Tuning A Discrete Minimoog

R.A.Moog minimoog

Some time ago, I was lucky enough to pick up an early RA Moog minimoog, built at the company's Trumansburg factory.
The first minis were built entirely from discrete components, without a single integrated circuit.
Although many minis were 'upgraded' with later boards, mine has retained it's original discrete vco board as shown below.

Look Ma ! No ICs...
click image for rear view

Only problem was, the service manual makes no mention of this board, it has a very different PCB layout, and three extra preset adjustments for tuning labelled LEVEL.
After spending some time with the schematics I worked out what these extra 'level' controls were for, and how they are involved in the adjustment process.

The level controls set the gain of the buffer amp after the sawtooth core of each oscillator.
The level of the sawtooth has most effect on the sawtooth to triangle wave convertor. If the level adjustment is wrong, there will be a step in the triangle wave at its positive peak, that alters the sound noticeably.
Once the level control is adjusted for the correct triangle wave shape, the range and scale controls can be adjusted as per the normal vco tuning procedure.
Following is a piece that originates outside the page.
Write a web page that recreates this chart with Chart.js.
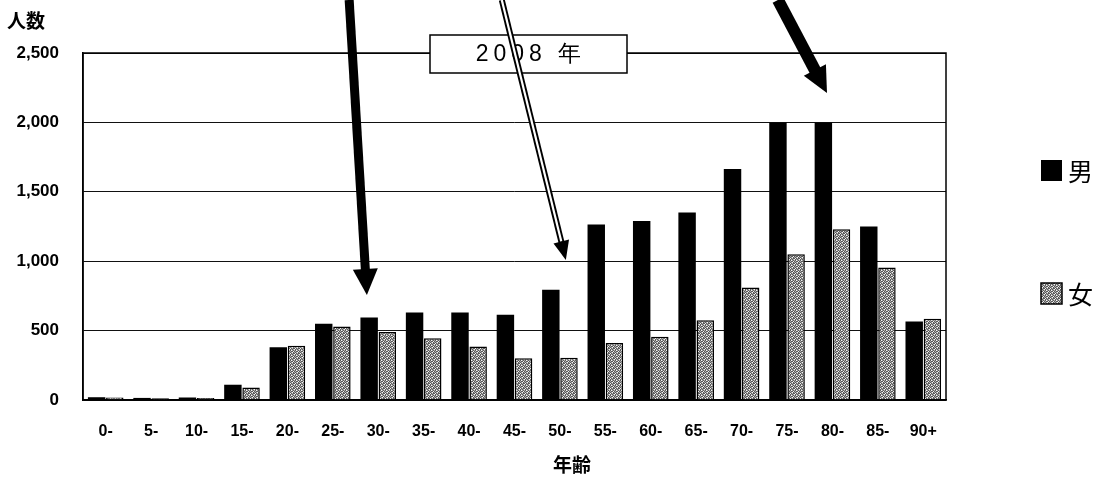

This image indicates the three points (at the left hand side, in red) on the circuit board where the triangle wave can be found for each oscillator.
Hook a scope up to each of these points in turn, remembering to hook up the earth probe too - an audio jack shield will do, then adjust the level control (the leftmost controls) until you see a proper triangle wave, without a step.
Once that's done for each vco, continue with the range and scaling as usual. There are plenty other sites on the web that will tell you the rest of the procedure.
The Range controls are in the centre, the Scale controls on the right.
The octave scale is just below the range controls.

Minimoog oscillator board wiring diagram (651k pdf)
Note that this wiring diagram includes the buffer board and octave range selector resistors for later minis.
The earliest boards do not need the buffer board, and use four 10R resistors and one 47R.